The term "online" typically refers to event reconstruction, and "offline" to analysis of the reconstructed events. The reason they are called "online" and "offline" is that online reconstruction is performed in real time as data is being collected, and "offline" is performed later using resources (computing banks, storage, etc.) that are not directly tied to data collection.
I'm not sure I'd use the term "online analysis", because it isn't really analysis. "Online processing" is more accurate.

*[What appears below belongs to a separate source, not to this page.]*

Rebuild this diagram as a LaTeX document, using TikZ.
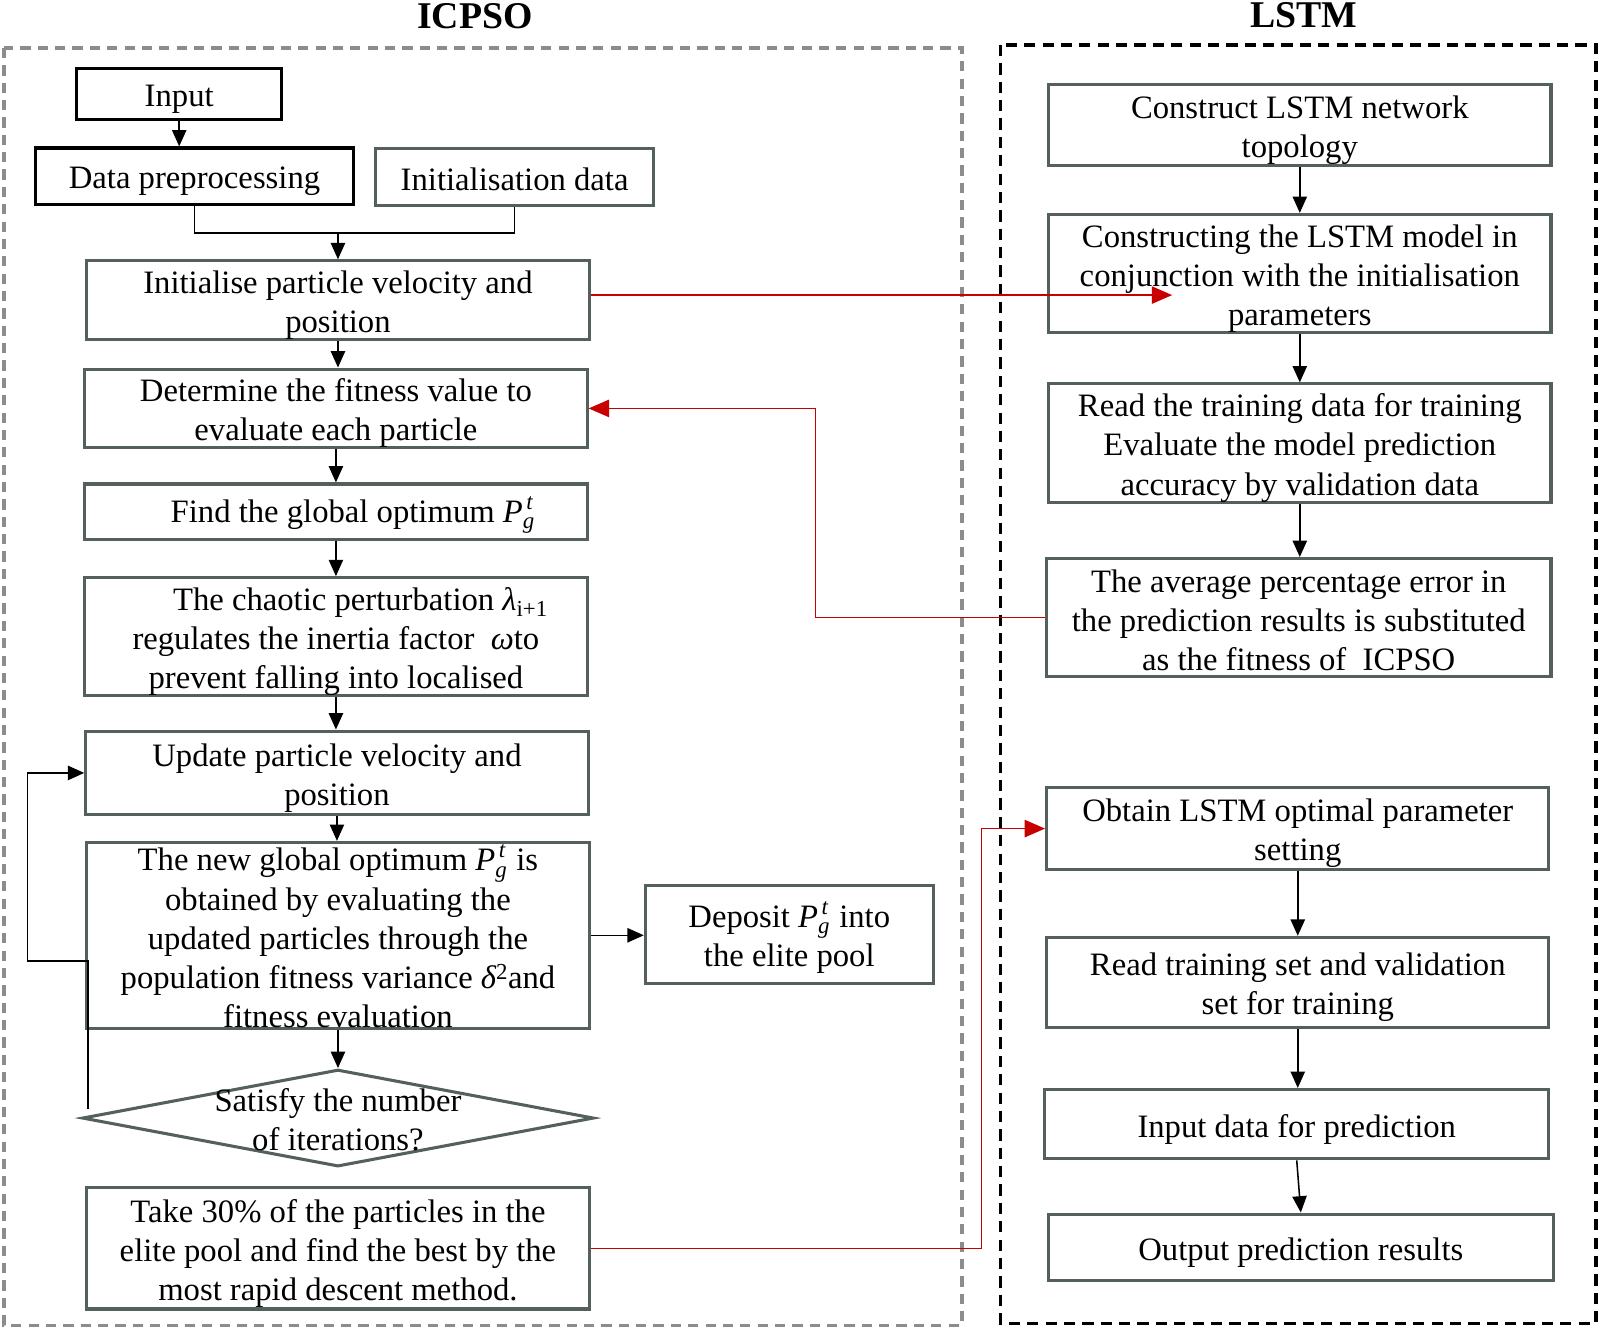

To understand online processing better, it's important to realize that a high energy physics detector is not actually one detector; it is in fact a loose federation of many subdetectors that function somewhat independently. Each subdetector has its own unique processing and storage capability that collects and temporarily holds data from each event. There are online systems (triggers, filters) that examine data from each of the subdetectors and decide whether the event is real and sufficiently interesting to keep. Because there is so much data and so little time, this is done in several stages. The first stage is typically implemented in hardware (for speed); it looks at output from a few of the subdetectors - including, in some cases, detectors that are special-built for just this purpose - and decides whether the output from all the subdetectors should be read out or whether it should be discarded. If the online processing makes it past the first stage, it moves on to the second, where data from more of the subdetectors is processed and a similar keep-or-toss decision is made. As it moves through the stages, more processing is performed, data from different subdetectors is merged and compared, and similar decisions are made. Once it passes the final filter, the final stage of event reconstruction is performed where all the (pre-processed) data from all the subdetectors undergoes final online processing and is merged into a single "event", which is then stored for offline processing.
Similar processing can be (and often is) performed offline using stored "raw" data; this is usually done to incorporate improvements in calibration and to reflect a better understanding of the subdetectors' operation. Again, I'd call this "offline processing" rather than analysis.
Offline analysis is the process where physicists examine the event data -- or, more accurately, sift through millions of events and select the ones that meet certain criteria -- and try to figure out what caused the event. This is where the interesting physics results come from, such as discovery of the Higgs, or precise measurements of certain branching ratios, or limits on supersymmetic parameters, or any of the other myriad results published in physics journals.